While the deal to continue construction of the NextStar electric vehicle battery plant in Windsor is now finalized, some experts say the back-and-forth public negotiations raise questions surrounding the city.
Public perception about the value of the $15 billion deal could depend on where people live, said Lydia Miljan, professor of political science at the University of Windsor.
“Obviously it’s going to make them look much more responsive to communities that rely on these jobs,” she said.
“However it does make them vulnerable to the taxpayer because they are also the same people who said they were going to balance the books.”
“So how they do both of those things simultaneously is going to be the real challenge.”
Miljan said the deal, and the governmet’s similar agreement with Volkswagen, could set a precedent for other companies looking to make massive investments.
Could securing the plant put a strain on Windsor’s housing market?
But the deal could have major implications in Windsor, aside from the jobs it creates.

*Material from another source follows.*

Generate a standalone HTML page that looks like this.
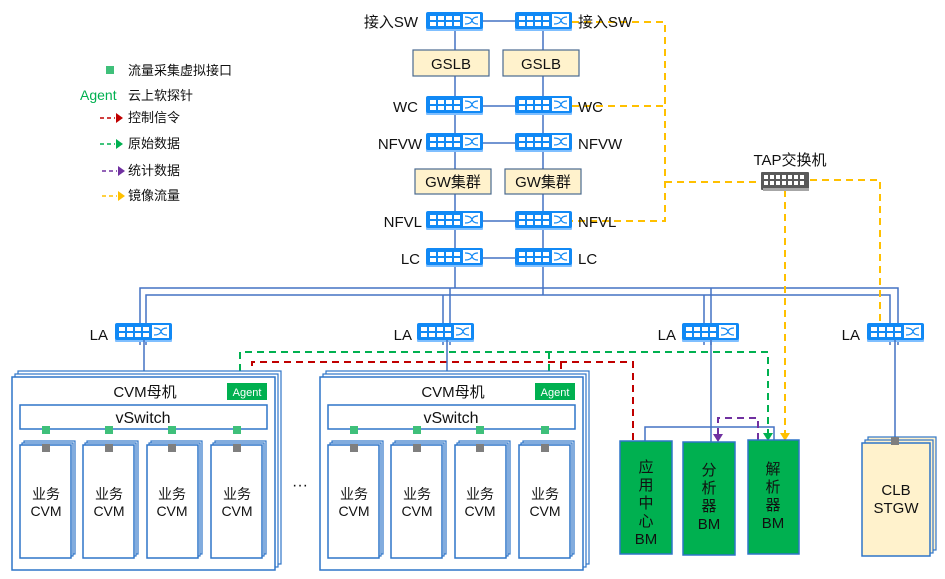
<!DOCTYPE html>
<html><head><meta charset="utf-8"><style>
html,body{margin:0;padding:0;background:#fff;}
svg{display:block;}
text{font-family:"Liberation Sans","Noto Sans CJK SC",sans-serif;fill:#111;}
</style></head><body>
<svg width="945" height="579" viewBox="0 0 945 579" xmlns="http://www.w3.org/2000/svg">
<defs>
<g id="sw">
<rect x="0" y="15" width="57" height="4" rx="1" fill="#7fbfff"/>
<rect x="0" y="0" width="57" height="17" rx="2" fill="#1189f5"/>
<rect x="4" y="4" width="6" height="4" fill="#fff"/><rect x="12" y="4" width="6" height="4" fill="#fff"/><rect x="20" y="4" width="6" height="4" fill="#fff"/><rect x="28" y="4" width="6" height="4" fill="#fff"/>
<rect x="4" y="10" width="6" height="4" fill="#fff"/><rect x="12" y="10" width="6" height="4" fill="#fff"/><rect x="20" y="10" width="6" height="4" fill="#fff"/><rect x="28" y="10" width="6" height="4" fill="#fff"/>
<rect x="37" y="2" width="17" height="13" fill="#fff"/>
<path d="M39 5 Q45 5 46 8.5 Q47 12 52 12 M39 12 Q45 12 46 8.5 Q47 5 52 5" stroke="#1189f5" stroke-width="1.2" fill="none"/>
</g>
<g id="host">
<rect x="18" y="371" width="263" height="193" fill="#fff" stroke="#2e75c8" stroke-width="1.2"/>
<rect x="15" y="374" width="263" height="193" fill="#fff" stroke="#2e75c8" stroke-width="1.2"/>
<rect x="12" y="377" width="263" height="193" fill="#fff" stroke="#2e75c8" stroke-width="1.5"/>
<text x="145" y="397" font-size="15" text-anchor="middle">CVM母机</text>
<rect x="227" y="383" width="40" height="17" fill="#00b050"/>
<text x="247" y="396" font-size="11" text-anchor="middle" style="fill:#fff">Agent</text>
<rect x="20" y="405" width="247" height="24" fill="#fff" stroke="#2e75c8" stroke-width="1.5"/>
<text x="143" y="423" font-size="16" text-anchor="middle">vSwitch</text>
<g fill="#3fc07a"><rect x="42" y="426" width="8" height="8"/><rect x="105" y="426" width="8" height="8"/><rect x="168" y="426" width="8" height="8"/><rect x="233" y="426" width="8" height="8"/></g>
<g fill="#fff" stroke="#2e75c8" stroke-width="1.2">
<rect x="24" y="441" width="51" height="113"/><rect x="22" y="443" width="51" height="113"/><rect x="20" y="445" width="51" height="113" stroke-width="1.5"/>
<rect x="87" y="441" width="51" height="113"/><rect x="85" y="443" width="51" height="113"/><rect x="83" y="445" width="51" height="113" stroke-width="1.5"/>
<rect x="151" y="441" width="51" height="113"/><rect x="149" y="443" width="51" height="113"/><rect x="147" y="445" width="51" height="113" stroke-width="1.5"/>
<rect x="215" y="441" width="51" height="113"/><rect x="213" y="443" width="51" height="113"/><rect x="211" y="445" width="51" height="113" stroke-width="1.5"/>
</g>
<g fill="#7f7f7f"><rect x="42" y="444" width="8" height="8"/><rect x="105" y="444" width="8" height="8"/><rect x="168" y="444" width="8" height="8"/><rect x="233" y="444" width="8" height="8"/></g>
<g font-size="14" text-anchor="middle">
<text x="46" y="499">业务</text><text x="46" y="516">CVM</text>
<text x="109" y="499">业务</text><text x="109" y="516">CVM</text>
<text x="172" y="499">业务</text><text x="172" y="516">CVM</text>
<text x="237" y="499">业务</text><text x="237" y="516">CVM</text>
</g>
</g>
</defs>

<!-- legend -->
<rect x="106" y="66" width="8" height="8" fill="#3fc07a"/>
<g font-size="13">
<text x="128" y="75">流量采集虚拟接口</text>
<text x="80" y="100" style="fill:#00b050" font-size="14">Agent</text><text x="128" y="100">云上软探针</text>
<text x="128" y="122">控制信令</text>
<text x="128" y="148">原始数据</text>
<text x="128" y="175">统计数据</text>
<text x="128" y="200">镜像流量</text>
</g>
<g stroke-width="1.5" fill="none" stroke-dasharray="4,3">
<path d="M100 118 H115" stroke="#c00000"/><path d="M100 144 H115" stroke="#00b050"/><path d="M102 171 H117" stroke="#7030a0"/><path d="M102 196 H117" stroke="#ffc000"/>
</g>
<path d="M116 113 L123 118 L116 123z" fill="#c00000"/><path d="M116 139 L123 144 L116 149z" fill="#00b050"/><path d="M118 166 L125 171 L118 176z" fill="#7030a0"/><path d="M118 191 L125 196 L118 201z" fill="#ffc000"/>

<!-- core -->
<g stroke="#4472c4" stroke-width="1.5" fill="none">
<path d="M455 21 V288 M543 21 V295"/>
<path d="M483 21 H515 M483 106 H515 M483 143 H515 M483 221 H515 M483 258 H515"/>
<path d="M140 345 V288 H898 V345 M146 345 V295 H890 V345"/>
<path d="M443 345 V295 M450 345 V288"/>
<path d="M704 345 V295 M711 345 V288"/>
<path d="M645 441 V427 H774 V440"/>
</g>

<!-- yellow mirror -->
<g stroke="#ffc000" stroke-width="2" fill="none" stroke-dasharray="7,5">
<path d="M572 22 H665 V221 H572 M572 106 H665 M665 182 H760 M810 180 H880 V323 M785 190 V434"/>
</g>
<path d="M780 433 L790 433 L785 441z" fill="#ffc000"/>

<g stroke="#00b050" stroke-width="2" fill="none" stroke-dasharray="7,5">
<path d="M240 383 V352 H768 V433 M549 383 V352"/>
</g>
<path d="M763 433 L773 433 L768 441z" fill="#00b050"/>
<g stroke="#c00000" stroke-width="2" fill="none" stroke-dasharray="7,5">
<path d="M633 440 V362 H252 V376 M561 362 V376"/>
</g>
<path d="M247 375 L257 375 L252 383z" fill="#c00000"/><path d="M556 375 L566 375 L561 383z" fill="#c00000"/>
<g stroke="#7030a0" stroke-width="2" fill="none" stroke-dasharray="7,5">
<path d="M758 440 V418 H718 V435"/>
</g>
<path d="M713 434 L723 434 L718 442z" fill="#7030a0"/>

<!-- switches -->
<use href="#sw" x="426" y="12"/><use href="#sw" x="515" y="12"/>
<use href="#sw" x="426" y="96"/><use href="#sw" x="515" y="96"/>
<use href="#sw" x="426" y="133"/><use href="#sw" x="515" y="133"/>
<use href="#sw" x="426" y="211"/><use href="#sw" x="515" y="211"/>
<use href="#sw" x="426" y="248"/><use href="#sw" x="515" y="248"/>
<use href="#sw" x="115" y="323"/><use href="#sw" x="417" y="323"/>
<use href="#sw" x="682" y="323"/><use href="#sw" x="867" y="323"/>

<g stroke="#4472c4" stroke-width="1.5" fill="none">
<path d="M144 340 V371 M447 340 V371 M711 340 V442 M895 340 V441"/>
</g>

<g font-size="15">
<text x="418" y="27" text-anchor="end">接入SW</text><text x="578" y="27">接入SW</text>
<text x="418" y="112" text-anchor="end">WC</text><text x="578" y="112">WC</text>
<text x="422" y="149" text-anchor="end">NFVW</text><text x="578" y="149">NFVW</text>
<text x="422" y="227" text-anchor="end">NFVL</text><text x="578" y="227">NFVL</text>
<text x="420" y="264" text-anchor="end">LC</text><text x="578" y="264">LC</text>
<text x="108" y="340" text-anchor="end">LA</text><text x="412" y="340" text-anchor="end">LA</text>
<text x="676" y="340" text-anchor="end">LA</text><text x="860" y="340" text-anchor="end">LA</text>
</g>

<g fill="#fff2cc" stroke="#4a6a90" stroke-width="1.2">
<rect x="413" y="50" width="76" height="26"/><rect x="503" y="50" width="76" height="26"/>
<rect x="415" y="169" width="76" height="25"/><rect x="505" y="169" width="76" height="25"/>
</g>
<g font-size="15" text-anchor="middle">
<text x="451" y="69">GSLB</text><text x="541" y="69">GSLB</text>
<text x="453" y="187">GW集群</text><text x="543" y="187">GW集群</text>
</g>

<text x="790" y="165" font-size="15" text-anchor="middle">TAP交换机</text>
<rect x="761" y="172" width="48" height="18" rx="1" fill="#595959"/>
<rect x="763" y="188" width="46" height="3" fill="#a6a6a6"/>
<g fill="#fff"><rect x="764" y="175" width="4" height="4"/><rect x="770" y="175" width="4" height="4"/><rect x="776" y="175" width="4" height="4"/><rect x="782" y="175" width="4" height="4"/><rect x="788" y="175" width="4" height="4"/><rect x="794" y="175" width="4" height="4"/><rect x="800" y="175" width="4" height="4"/>
<rect x="764" y="181" width="4" height="4"/><rect x="770" y="181" width="4" height="4"/><rect x="776" y="181" width="4" height="4"/><rect x="782" y="181" width="4" height="4"/><rect x="788" y="181" width="4" height="4"/><rect x="794" y="181" width="4" height="4"/><rect x="800" y="181" width="4" height="4"/></g>

<use href="#host"/>
<use href="#host" x="308"/>
<text x="300" y="490" font-size="16" text-anchor="middle">···</text>

<g fill="#00b050" stroke="#2e75c8" stroke-width="1.5">
<rect x="620" y="441" width="52" height="113"/><rect x="683" y="442" width="52" height="113"/><rect x="748" y="440" width="51" height="114"/>
</g>
<g font-size="15" text-anchor="middle">
<text x="646" y="472">应</text><text x="646" y="490">用</text><text x="646" y="508">中</text><text x="646" y="526">心</text><text x="646" y="544">BM</text>
<text x="709" y="475">分</text><text x="709" y="493">析</text><text x="709" y="511">器</text><text x="709" y="529">BM</text>
<text x="773" y="474">解</text><text x="773" y="492">析</text><text x="773" y="510">器</text><text x="773" y="528">BM</text>
</g>

<g fill="#fff2cc" stroke="#2e75c8" stroke-width="1.2">
<rect x="868" y="437" width="68" height="113"/><rect x="865" y="440" width="68" height="113"/><rect x="862" y="443" width="68" height="113" stroke-width="1.5"/>
</g>
<rect x="891" y="437" width="8" height="8" fill="#7f7f7f"/>
<text x="896" y="495" font-size="15" text-anchor="middle">CLB</text>
<text x="896" y="513" font-size="15" text-anchor="middle">STGW</text>
</svg>
</body></html>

Sean Hertel, principal urban planner of Hertel Planning in Toronto, grew up in Windsor with a family connected to the automotive industry.
“Even when times are good, things aren’t really, really great because we’re waiting for the shoe to drop,” he said.
“You wait for, ‘when’s the contract going to get renegotiated, what’s the dollar at? When’s the recession?’ … repeat. We’re always sort of holding our breath,” Hertel said.
“To me this Stellantis deal, there’s been a lot of drama leading up to it.”
“I wonder maybe that’s why we never really seem to get that big breakthrough because we’re so reliant on external forces.”
But the deal could also have impacts in the city’s housing market, Hertel said.
“What is that subsidy going to do for an already-stretched and increasingly inaccessible housing market, especially for workers? A union salary and benefits isn’t what it used to be, even 10 years ago.”
WATCH | Construction of the Stellantis electric vehicle battery plant resumes
It’s been more than seven weeks since it was learned the future of the plant being built in Windsor was in jeopardy.
In early June, Stellantis and the federal government confirmed the automaker and LG Energy Solution received an offer from Ottawa, and their financial and legal teams were mulling it over.
Stellantis announced the finalized deal Wednesday night.
Is Windsor being at the centre of a financial precedent a good or bad thing?
Bentley Allan, research director at Transition Accelerator and assistant professor in political science at Johns Hopkins University, said the deal is a big swing by the Canadian government.
“The Canadian government is making a bold statement that they’re willing to match the IRA in an area where the IRA was already very bold and ambitious,” Allen said.
The deal comes as the Ontario government initially insisted the Canadian government was on the hook to match the U.S. Inflation Reduction Act — while the federal government insisted it needed the province to step up.
In the end, the province agreed to a third of the cost, and will provide about $5 billion of the $15 billion in tax breaks the company will receive, in addition to the $500 million it had previously committed.
“It’s really significant that we kind of have a … precedent here where 30 per cent of the cost is going to be covered by the province,” he said.
“Certainly the federal government will be looking to replicate that elsewhere, although not every province has deep pockets as Ontario does.”